▶ Exercise description
Without including any pictures, copy each entry below exactly.

▶ Dataset excerpts
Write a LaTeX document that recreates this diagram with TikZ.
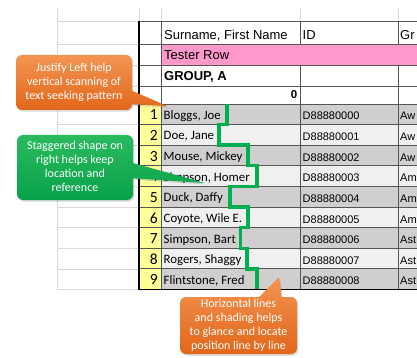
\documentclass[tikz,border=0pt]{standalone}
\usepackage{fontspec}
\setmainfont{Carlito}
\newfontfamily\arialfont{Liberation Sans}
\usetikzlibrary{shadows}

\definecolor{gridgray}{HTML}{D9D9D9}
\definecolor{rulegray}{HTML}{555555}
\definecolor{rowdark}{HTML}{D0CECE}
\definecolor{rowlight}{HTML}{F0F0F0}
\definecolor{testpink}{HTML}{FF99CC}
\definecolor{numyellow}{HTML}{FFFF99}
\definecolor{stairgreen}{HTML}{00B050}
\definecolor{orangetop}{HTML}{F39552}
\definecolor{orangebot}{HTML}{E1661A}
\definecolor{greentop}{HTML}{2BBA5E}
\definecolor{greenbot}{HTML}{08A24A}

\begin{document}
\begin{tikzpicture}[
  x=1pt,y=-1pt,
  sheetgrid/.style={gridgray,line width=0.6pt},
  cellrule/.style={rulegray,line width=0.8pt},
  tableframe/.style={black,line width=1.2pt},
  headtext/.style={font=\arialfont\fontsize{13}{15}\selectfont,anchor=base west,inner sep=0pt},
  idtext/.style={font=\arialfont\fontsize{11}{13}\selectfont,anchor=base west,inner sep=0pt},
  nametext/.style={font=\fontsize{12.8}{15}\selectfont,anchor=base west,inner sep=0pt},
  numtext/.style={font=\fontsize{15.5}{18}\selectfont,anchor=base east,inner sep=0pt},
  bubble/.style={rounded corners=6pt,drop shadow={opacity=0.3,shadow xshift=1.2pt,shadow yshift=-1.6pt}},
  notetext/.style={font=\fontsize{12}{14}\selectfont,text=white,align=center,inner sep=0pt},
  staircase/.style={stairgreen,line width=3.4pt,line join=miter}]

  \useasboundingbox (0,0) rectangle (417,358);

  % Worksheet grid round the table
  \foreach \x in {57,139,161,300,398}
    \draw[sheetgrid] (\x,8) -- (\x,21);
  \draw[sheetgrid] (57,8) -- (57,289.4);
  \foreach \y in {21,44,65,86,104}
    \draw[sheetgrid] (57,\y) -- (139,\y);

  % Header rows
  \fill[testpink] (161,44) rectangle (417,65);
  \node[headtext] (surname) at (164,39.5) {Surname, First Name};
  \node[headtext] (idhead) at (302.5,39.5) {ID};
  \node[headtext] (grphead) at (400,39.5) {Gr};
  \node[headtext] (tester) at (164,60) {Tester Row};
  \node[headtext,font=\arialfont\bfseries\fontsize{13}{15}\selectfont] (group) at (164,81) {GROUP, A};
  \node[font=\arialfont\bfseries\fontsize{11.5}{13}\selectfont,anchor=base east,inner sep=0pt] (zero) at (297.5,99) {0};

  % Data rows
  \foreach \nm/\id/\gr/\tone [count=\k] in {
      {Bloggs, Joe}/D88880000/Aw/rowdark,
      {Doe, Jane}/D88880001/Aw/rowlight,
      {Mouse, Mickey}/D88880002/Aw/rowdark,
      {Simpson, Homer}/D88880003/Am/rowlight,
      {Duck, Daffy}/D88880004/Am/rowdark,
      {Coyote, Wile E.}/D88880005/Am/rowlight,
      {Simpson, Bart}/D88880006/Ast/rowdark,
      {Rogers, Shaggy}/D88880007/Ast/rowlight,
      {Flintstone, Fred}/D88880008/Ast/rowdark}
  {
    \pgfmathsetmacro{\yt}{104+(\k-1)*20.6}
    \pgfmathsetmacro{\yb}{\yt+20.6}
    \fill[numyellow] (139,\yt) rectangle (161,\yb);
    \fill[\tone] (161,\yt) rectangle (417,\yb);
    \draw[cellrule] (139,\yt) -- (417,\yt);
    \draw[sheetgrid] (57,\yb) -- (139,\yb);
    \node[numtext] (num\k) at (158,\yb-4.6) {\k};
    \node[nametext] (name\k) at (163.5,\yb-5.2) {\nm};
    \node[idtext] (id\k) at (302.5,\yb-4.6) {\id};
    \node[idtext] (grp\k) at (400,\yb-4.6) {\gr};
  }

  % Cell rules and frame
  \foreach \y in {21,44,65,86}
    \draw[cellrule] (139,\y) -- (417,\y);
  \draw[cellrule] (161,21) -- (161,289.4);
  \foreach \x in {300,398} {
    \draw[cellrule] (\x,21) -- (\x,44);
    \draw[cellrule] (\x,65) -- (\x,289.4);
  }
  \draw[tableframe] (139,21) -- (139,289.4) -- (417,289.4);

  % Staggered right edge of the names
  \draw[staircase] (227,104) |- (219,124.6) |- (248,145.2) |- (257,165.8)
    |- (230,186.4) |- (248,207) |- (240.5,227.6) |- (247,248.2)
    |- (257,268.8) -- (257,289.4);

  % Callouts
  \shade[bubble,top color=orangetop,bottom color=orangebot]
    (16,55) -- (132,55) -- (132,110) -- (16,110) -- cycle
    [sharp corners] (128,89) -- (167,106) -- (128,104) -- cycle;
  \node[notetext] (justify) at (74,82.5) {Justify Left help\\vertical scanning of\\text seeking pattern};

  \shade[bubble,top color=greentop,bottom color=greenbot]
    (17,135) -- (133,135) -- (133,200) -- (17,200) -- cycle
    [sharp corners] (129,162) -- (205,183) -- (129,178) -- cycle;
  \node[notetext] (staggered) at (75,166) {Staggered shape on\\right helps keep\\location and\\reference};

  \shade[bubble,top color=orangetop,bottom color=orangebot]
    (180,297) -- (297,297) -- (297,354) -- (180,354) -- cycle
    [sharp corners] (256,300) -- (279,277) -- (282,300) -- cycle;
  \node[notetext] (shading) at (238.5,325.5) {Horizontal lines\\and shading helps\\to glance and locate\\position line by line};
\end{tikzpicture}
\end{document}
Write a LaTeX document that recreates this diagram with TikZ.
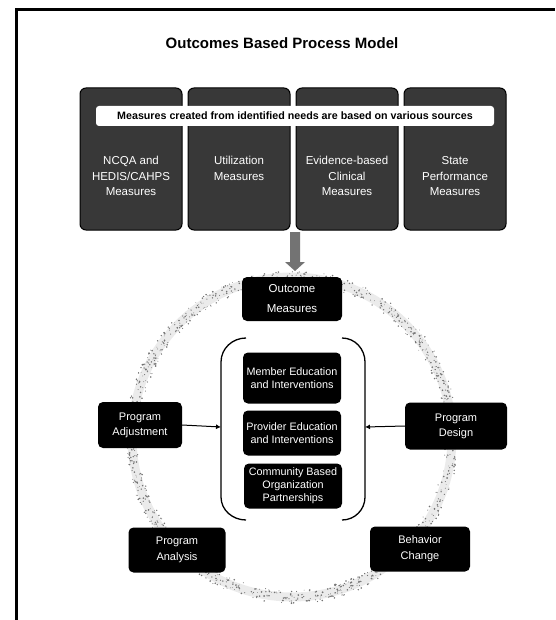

▶ Answer to this exercise
Write a LaTeX document that recreates this diagram with TikZ.
\documentclass[tikz,border=0pt]{standalone}
\usepackage{fontspec}
\setmainfont{Carlito}
\newfontfamily\arialfont{Liberation Sans}
\usetikzlibrary{shadows}

\definecolor{gridgray}{HTML}{D9D9D9}
\definecolor{rulegray}{HTML}{555555}
\definecolor{rowdark}{HTML}{D0CECE}
\definecolor{rowlight}{HTML}{F0F0F0}
\definecolor{testpink}{HTML}{FF99CC}
\definecolor{numyellow}{HTML}{FFFF99}
\definecolor{stairgreen}{HTML}{00B050}
\definecolor{orangetop}{HTML}{F39552}
\definecolor{orangebot}{HTML}{E1661A}
\definecolor{greentop}{HTML}{2BBA5E}
\definecolor{greenbot}{HTML}{08A24A}

\begin{document}
\begin{tikzpicture}[
  x=1pt,y=-1pt,
  sheetgrid/.style={gridgray,line width=0.6pt},
  cellrule/.style={rulegray,line width=0.8pt},
  tableframe/.style={black,line width=1.2pt},
  headtext/.style={font=\arialfont\fontsize{13}{15}\selectfont,anchor=base west,inner sep=0pt},
  idtext/.style={font=\arialfont\fontsize{11}{13}\selectfont,anchor=base west,inner sep=0pt},
  nametext/.style={font=\fontsize{12.8}{15}\selectfont,anchor=base west,inner sep=0pt},
  numtext/.style={font=\fontsize{15.5}{18}\selectfont,anchor=base east,inner sep=0pt},
  bubble/.style={rounded corners=6pt,drop shadow={opacity=0.3,shadow xshift=1.2pt,shadow yshift=-1.6pt}},
  notetext/.style={font=\fontsize{12}{14}\selectfont,text=white,align=center,inner sep=0pt},
  staircase/.style={stairgreen,line width=3.4pt,line join=miter}]

  \useasboundingbox (0,0) rectangle (417,358);

  % Worksheet grid round the table
  \foreach \x in {57,139,161,300,398}
    \draw[sheetgrid] (\x,8) -- (\x,21);
  \draw[sheetgrid] (57,8) -- (57,289.4);
  \foreach \y in {21,44,65,86,104}
    \draw[sheetgrid] (57,\y) -- (139,\y);

  % Header rows
  \fill[testpink] (161,44) rectangle (417,65);
  \node[headtext] (surname) at (164,39.5) {Surname, First Name};
  \node[headtext] (idhead) at (302.5,39.5) {ID};
  \node[headtext] (grphead) at (400,39.5) {Gr};
  \node[headtext] (tester) at (164,60) {Tester Row};
  \node[headtext,font=\arialfont\bfseries\fontsize{13}{15}\selectfont] (group) at (164,81) {GROUP, A};
  \node[font=\arialfont\bfseries\fontsize{11.5}{13}\selectfont,anchor=base east,inner sep=0pt] (zero) at (297.5,99) {0};

  % Data rows
  \foreach \nm/\id/\gr/\tone [count=\k] in {
      {Bloggs, Joe}/D88880000/Aw/rowdark,
      {Doe, Jane}/D88880001/Aw/rowlight,
      {Mouse, Mickey}/D88880002/Aw/rowdark,
      {Simpson, Homer}/D88880003/Am/rowlight,
      {Duck, Daffy}/D88880004/Am/rowdark,
      {Coyote, Wile E.}/D88880005/Am/rowlight,
      {Simpson, Bart}/D88880006/Ast/rowdark,
      {Rogers, Shaggy}/D88880007/Ast/rowlight,
      {Flintstone, Fred}/D88880008/Ast/rowdark}
  {
    \pgfmathsetmacro{\yt}{104+(\k-1)*20.6}
    \pgfmathsetmacro{\yb}{\yt+20.6}
    \fill[numyellow] (139,\yt) rectangle (161,\yb);
    \fill[\tone] (161,\yt) rectangle (417,\yb);
    \draw[cellrule] (139,\yt) -- (417,\yt);
    \draw[sheetgrid] (57,\yb) -- (139,\yb);
    \node[numtext] (num\k) at (158,\yb-4.6) {\k};
    \node[nametext] (name\k) at (163.5,\yb-5.2) {\nm};
    \node[idtext] (id\k) at (302.5,\yb-4.6) {\id};
    \node[idtext] (grp\k) at (400,\yb-4.6) {\gr};
  }

  % Cell rules and frame
  \foreach \y in {21,44,65,86}
    \draw[cellrule] (139,\y) -- (417,\y);
  \draw[cellrule] (161,21) -- (161,289.4);
  \foreach \x in {300,398} {
    \draw[cellrule] (\x,21) -- (\x,44);
    \draw[cellrule] (\x,65) -- (\x,289.4);
  }
  \draw[tableframe] (139,21) -- (139,289.4) -- (417,289.4);

  % Staggered right edge of the names
  \draw[staircase] (227,104) |- (219,124.6) |- (248,145.2) |- (257,165.8)
    |- (230,186.4) |- (248,207) |- (240.5,227.6) |- (247,248.2)
    |- (257,268.8) -- (257,289.4);

  % Callouts
  \shade[bubble,top color=orangetop,bottom color=orangebot]
    (16,55) -- (132,55) -- (132,110) -- (16,110) -- cycle
    [sharp corners] (128,89) -- (167,106) -- (128,104) -- cycle;
  \node[notetext] (justify) at (74,82.5) {Justify Left help\\vertical scanning of\\text seeking pattern};

  \shade[bubble,top color=greentop,bottom color=greenbot]
    (17,135) -- (133,135) -- (133,200) -- (17,200) -- cycle
    [sharp corners] (129,162) -- (205,183) -- (129,178) -- cycle;
  \node[notetext] (staggered) at (75,166) {Staggered shape on\\right helps keep\\location and\\reference};

  \shade[bubble,top color=orangetop,bottom color=orangebot]
    (180,297) -- (297,297) -- (297,354) -- (180,354) -- cycle
    [sharp corners] (256,300) -- (279,277) -- (282,300) -- cycle;
  \node[notetext] (shading) at (238.5,325.5) {Horizontal lines\\and shading helps\\to glance and locate\\position line by line};
\end{tikzpicture}
\end{document}
Write a LaTeX document that recreates this diagram with TikZ.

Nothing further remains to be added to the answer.